§ **WRITTEN REQUEST**
Copy all of the material word for word, except for the pictures.

>>

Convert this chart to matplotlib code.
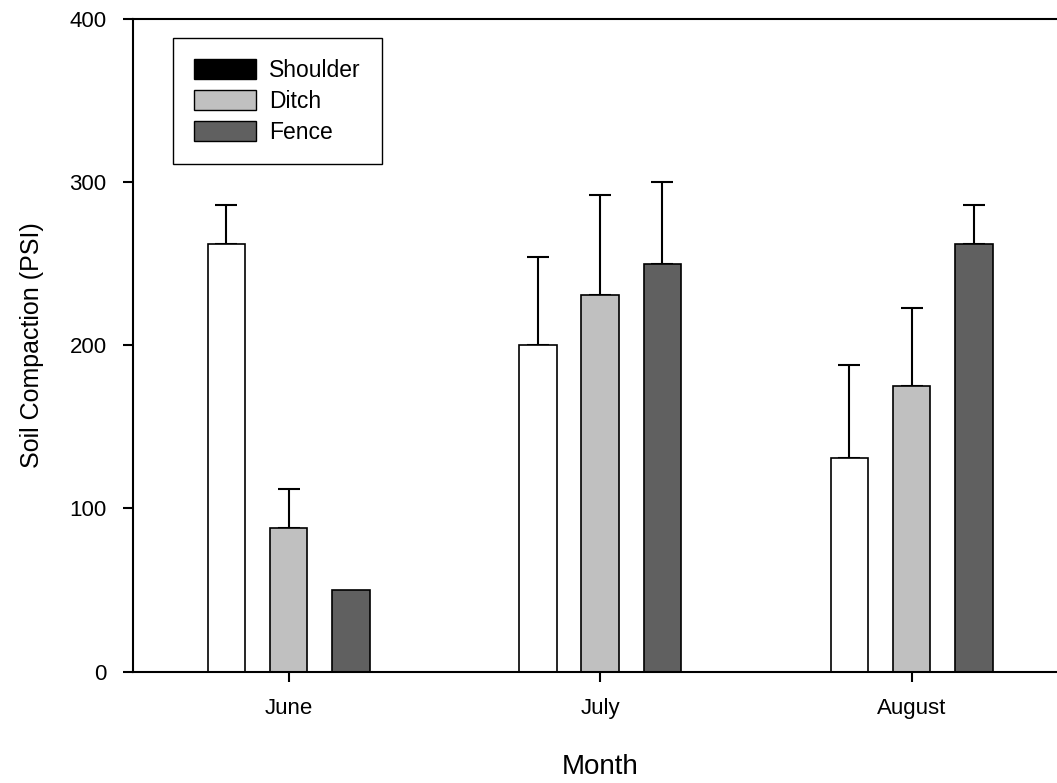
import numpy as np
import matplotlib
matplotlib.use('Agg')
import matplotlib.pyplot as plt
from matplotlib.patches import Patch

plt.rcParams['font.family'] = ['Liberation Sans', 'DejaVu Sans']

months = ['June', 'July', 'August']
shoulder = [262, 200, 131]
shoulder_err = [24, 54, 57]
ditch = [88, 231, 175]
ditch_err = [24, 61, 48]
fence = [50, 250, 262]
fence_err = [0, 50, 24]

fig = plt.figure(figsize=(10.57, 7.83), dpi=100)
ax = fig.add_axes([0.1258, 0.1424, 0.884, 0.8333])

x = np.arange(len(months))
w = 0.12
off = 0.2

series = [(shoulder, shoulder_err, 'white', -off),
          (ditch, ditch_err, '#c0c0c0', 0),
          (fence, fence_err, '#606060', off)]
for vals, errs, col, dx in series:
    ax.bar(x + dx, vals, w, color=col, edgecolor='black', linewidth=1.2, zorder=2)
    # only upper error bars, skip zero ones
    idx = [i for i in range(len(vals)) if errs[i] > 0]
    ax.errorbar(x[idx] + dx, np.array(vals)[idx],
                yerr=[np.zeros(len(idx)), np.array(errs)[idx]],
                fmt='none', ecolor='black', elinewidth=1.5, capsize=8, capthick=1.5, zorder=1)

ax.set_xlim(-0.5, 2.5)
ax.set_ylim(0, 400)
ax.set_yticks([0, 100, 200, 300, 400])
ax.set_xticks(x)
ax.set_xticklabels(months)
ax.tick_params(axis='both', direction='out', length=7, width=1.5, labelsize=16)
ax.tick_params(axis='x', pad=12)
ax.tick_params(axis='y', pad=12)
for s in ['left', 'top', 'bottom']:
    ax.spines[s].set_linewidth(1.5)
ax.spines['right'].set_visible(False)

ax.set_xlabel('Month', fontsize=20, labelpad=25)
ax.set_ylabel('Soil Compaction (PSI)', fontsize=18, labelpad=18)

handles = [Patch(facecolor='black', edgecolor='black', label='Shoulder'),
           Patch(facecolor='#c0c0c0', edgecolor='black', label='Ditch'),
           Patch(facecolor='#606060', edgecolor='black', label='Fence')]
leg = ax.legend(handles=handles, loc='upper left', bbox_to_anchor=(0.043, 0.971),
                borderaxespad=0, fontsize=16.5, handlelength=2.7, handleheight=0.95,
                fancybox=False, framealpha=1, edgecolor='black',
                borderpad=0.9, labelspacing=0.35, handletextpad=0.6)
leg.get_frame().set_linewidth(1.0)

fig.savefig('out.png', dpi=100)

<<

§ **COMPLETE ANSWER**
Convert this chart to matplotlib code.
import numpy as np
import matplotlib
matplotlib.use('Agg')
import matplotlib.pyplot as plt
from matplotlib.patches import Patch

plt.rcParams['font.family'] = ['Liberation Sans', 'DejaVu Sans']

months = ['June', 'July', 'August']
shoulder = [262, 200, 131]
shoulder_err = [24, 54, 57]
ditch = [88, 231, 175]
ditch_err = [24, 61, 48]
fence = [50, 250, 262]
fence_err = [0, 50, 24]

fig = plt.figure(figsize=(10.57, 7.83), dpi=100)
ax = fig.add_axes([0.1258, 0.1424, 0.884, 0.8333])

x = np.arange(len(months))
w = 0.12
off = 0.2

series = [(shoulder, shoulder_err, 'white', -off),
          (ditch, ditch_err, '#c0c0c0', 0),
          (fence, fence_err, '#606060', off)]
for vals, errs, col, dx in series:
    ax.bar(x + dx, vals, w, color=col, edgecolor='black', linewidth=1.2, zorder=2)
    # only upper error bars, skip zero ones
    idx = [i for i in range(len(vals)) if errs[i] > 0]
    ax.errorbar(x[idx] + dx, np.array(vals)[idx],
                yerr=[np.zeros(len(idx)), np.array(errs)[idx]],
                fmt='none', ecolor='black', elinewidth=1.5, capsize=8, capthick=1.5, zorder=1)

ax.set_xlim(-0.5, 2.5)
ax.set_ylim(0, 400)
ax.set_yticks([0, 100, 200, 300, 400])
ax.set_xticks(x)
ax.set_xticklabels(months)
ax.tick_params(axis='both', direction='out', length=7, width=1.5, labelsize=16)
ax.tick_params(axis='x', pad=12)
ax.tick_params(axis='y', pad=12)
for s in ['left', 'top', 'bottom']:
    ax.spines[s].set_linewidth(1.5)
ax.spines['right'].set_visible(False)

ax.set_xlabel('Month', fontsize=20, labelpad=25)
ax.set_ylabel('Soil Compaction (PSI)', fontsize=18, labelpad=18)

handles = [Patch(facecolor='black', edgecolor='black', label='Shoulder'),
           Patch(facecolor='#c0c0c0', edgecolor='black', label='Ditch'),
           Patch(facecolor='#606060', edgecolor='black', label='Fence')]
leg = ax.legend(handles=handles, loc='upper left', bbox_to_anchor=(0.043, 0.971),
                borderaxespad=0, fontsize=16.5, handlelength=2.7, handleheight=0.95,
                fancybox=False, framealpha=1, edgecolor='black',
                borderpad=0.9, labelspacing=0.35, handletextpad=0.6)
leg.get_frame().set_linewidth(1.0)

fig.savefig('out.png', dpi=100)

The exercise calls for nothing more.